-Ludzie chorują.
Nie dowodzą tego żadne znane badania. Gdyby było inaczej to w samych Niemczech nie wybudowano by ok. 6000 szt. tego typu instalacji. Przez biogazownię nikt nie choruje.
-Zagrożenie dla zwierząt.
Dużo biogazowni powstaje właśnie przy fermach bydła mlecznego. Biogazownia jest często nazywana Betonową Krową albowiem jej praca bardzo przypomina funkcjonowanie przewodu pokarmowego krowy.
-Środowisko ulegnie degradacji.
Odwrotnie! W procesie biogazowania niszczone są bakterie, robaki i nasiona chwastów. Otrzymujemy niesyntetyczny nawóz znacznie lepiej przyswajalny prze glebę.
-Turystyka nie będzie się rozwijać.
Dzięki biogazowni unikamy smrodu powstającego podczas wylewania gnojowicy czy wyrzucania obornika.
-Ziemia straci na wartości.
Jeśli środowisko będzie czystsze dzięki biogazowni to wartość ziemi tylko zyska. Wykorzystanie nawozu zwiększy jej możliwości uprawne.

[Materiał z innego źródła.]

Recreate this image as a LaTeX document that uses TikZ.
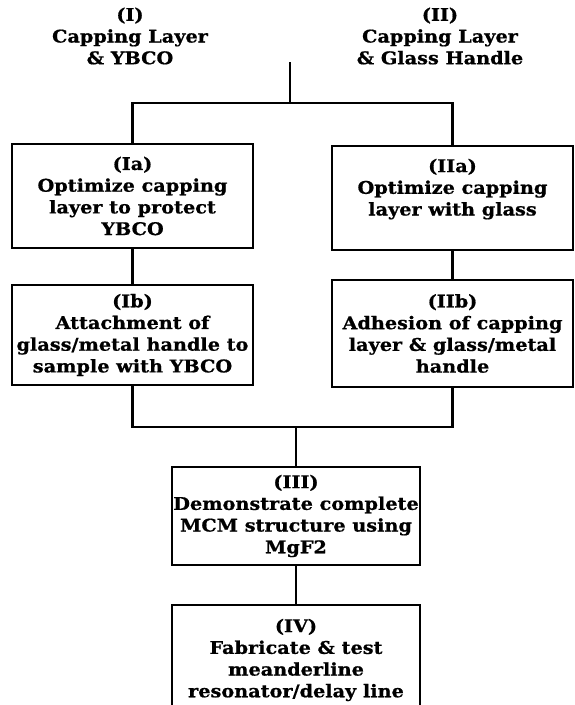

-Dokuczliwy hałas biogazowni.
Silnik znajduje się w wyciszonym kontenerze i zgodnie z prawem nie emituje hałasu ponad polskie normy.
-Zagrożenie awarią.
Doświadczenie z ponad 300 funkcjonującymi biogazowniami na całym świecie pozwala stwierdzić, że poważne awarie nie występują.